Ci sono novità sul riscatto per Greta Ramelli e Vanessa Marzullo?
L'ANSA sostiene di avere documenti che provano che è stato pagato un riscatto di 11 milioni di euro per liberare le due cooperanti italiane rapite in Siria nel 2014
L’agenzia di stampa italiana ANSA ha scritto, in un articolo pubblicato lunedì 5 ottobre, di essere entrata in possesso di alcuni documenti giudiziari che mostrerebbero, indirettamente, che per la liberazione di Greta Ramelli e Vanessa Marzullo – le due cooperanti italiane rapite in Siria nell’agosto del 2014 e liberate lo scorso gennaio – sia stato pagato un riscatto di 11 milioni di euro. I documenti ottenuti da ANSA fanno parte degli atti giudiziari di un tribunale islamico della città siriana di Aleppo relativi al processo al capo miliziano Hussam Atrash, accusato e poi condannato per essersi appropriato di più della metà della somma del riscatto pagato per la liberazione delle due cooperanti a scapito di altri capi miliziani. Il tribunale che ha processato Hussam Atrash è quello del movimento Nureddin Zenki a cui – secondo ANSA – fanno capo alcune delle milizie coinvolte nel rapimento delle due ragazze.

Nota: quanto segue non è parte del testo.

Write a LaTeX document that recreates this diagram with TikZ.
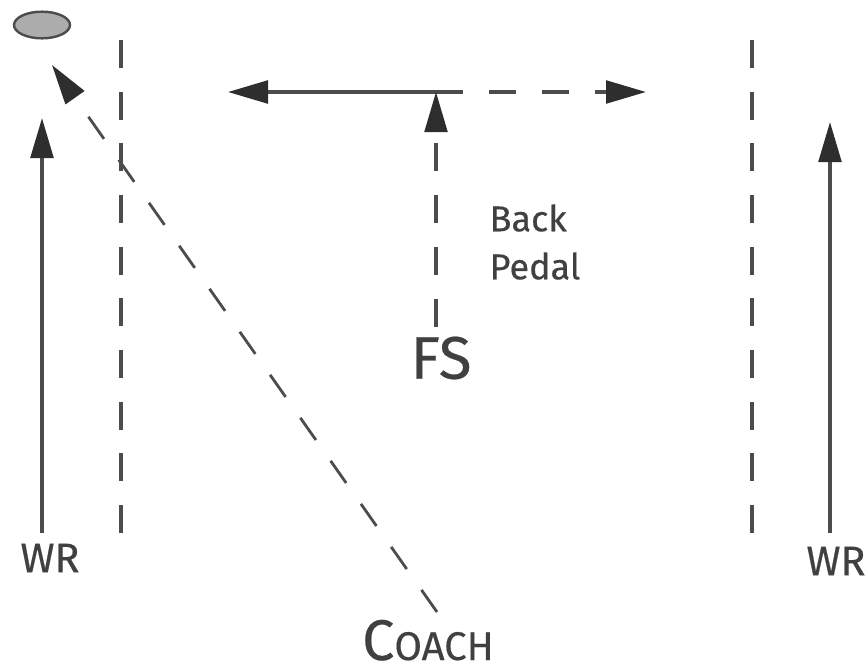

L’ANSA ha ricevuto una copia digitale del testo della condanna emessa il 2 ottobre scorso dal tribunale Qasimiya del movimento Zenki nella provincia di Atareb. Secondo la condanna, Atrash, basato ad Abzimo, la località dove scomparvero Greta Ramelli e Vanessa Marzullo, si è intascato 5 dei 12 milioni e mezzo di dollari, equivalenti a poco più di 11 milioni di euro. I restanti 7 milioni e mezzo – affermano fonti di Atareb interpellate dall’ANSA telefonicamente – sono stati divisi tra i restanti signori della guerra locali.

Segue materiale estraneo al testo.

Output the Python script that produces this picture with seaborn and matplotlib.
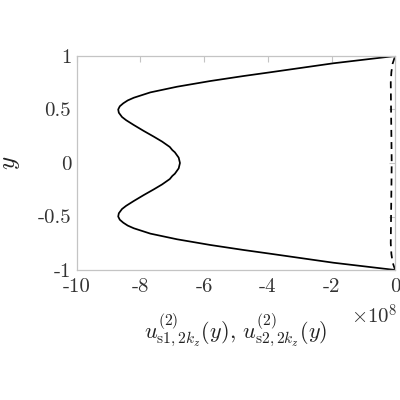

Vanessa Marzullo, 21 anni, di Brembate in provincia di Bergamo, e Greta Ramelli, 20 anni, che abita a Gavirate in provincia di Varese, erano state rapite ad Aleppo, nel nord della Siria, la notte tra il 31 luglio e il primo agosto 2014. Si trovavano in Siria dal 28 luglio dello stesso anno per conto del “progetto Horryaty”, un’associazione che organizza piccoli progetti di volontariato a favore dei civili siriani colpiti dalla guerra civile. Il 31 dicembre 2014 il Fronte al Nusra – il gruppo che “rappresenta” al Qaida in Siria – aveva diffuso un video che mostrava le due ragazze dire di essere in pericolo e chiedere aiuto al governo italiano.
Ramelli e Marzullo erano poi state liberate il 15 gennaio del 2015 e da subito si era iniziato a parlare in modo non ufficiale di un riscatto pagato dal governo italiano per ottenere la loro liberazione. Secondo il quotidiano britannico Guardian, che citava fonti anonime “della sicurezza”, le due ragazze erano state liberate in cambio di un riscatto “multi-milionario”. Secondo Al Aaan, una televisione degli Emirati Arabi Uniti, il riscatto pagato era pari a 12 milioni di dollari, circa 10 milioni di euro. La cifra non è stata confermata da alcuna fonte ufficiale. Durante un’audizione alla Camera, il ministro degli Esteri Paolo Gentiloni ha definito le indiscrezioni sulla cifra pagata in cambio della liberazione delle due cooperanti «prive di fondamento», ma non aveva mai negato esplicitamente che un riscatto fosse stato pagato. Secondo Giacomo Stucchi, deputato della Lega Nord e presidente del COPASIR, la commissione parlamentare incaricata di vigilare sui servizi segreti, la cifra di dodici milioni di dollari era «inverosimile».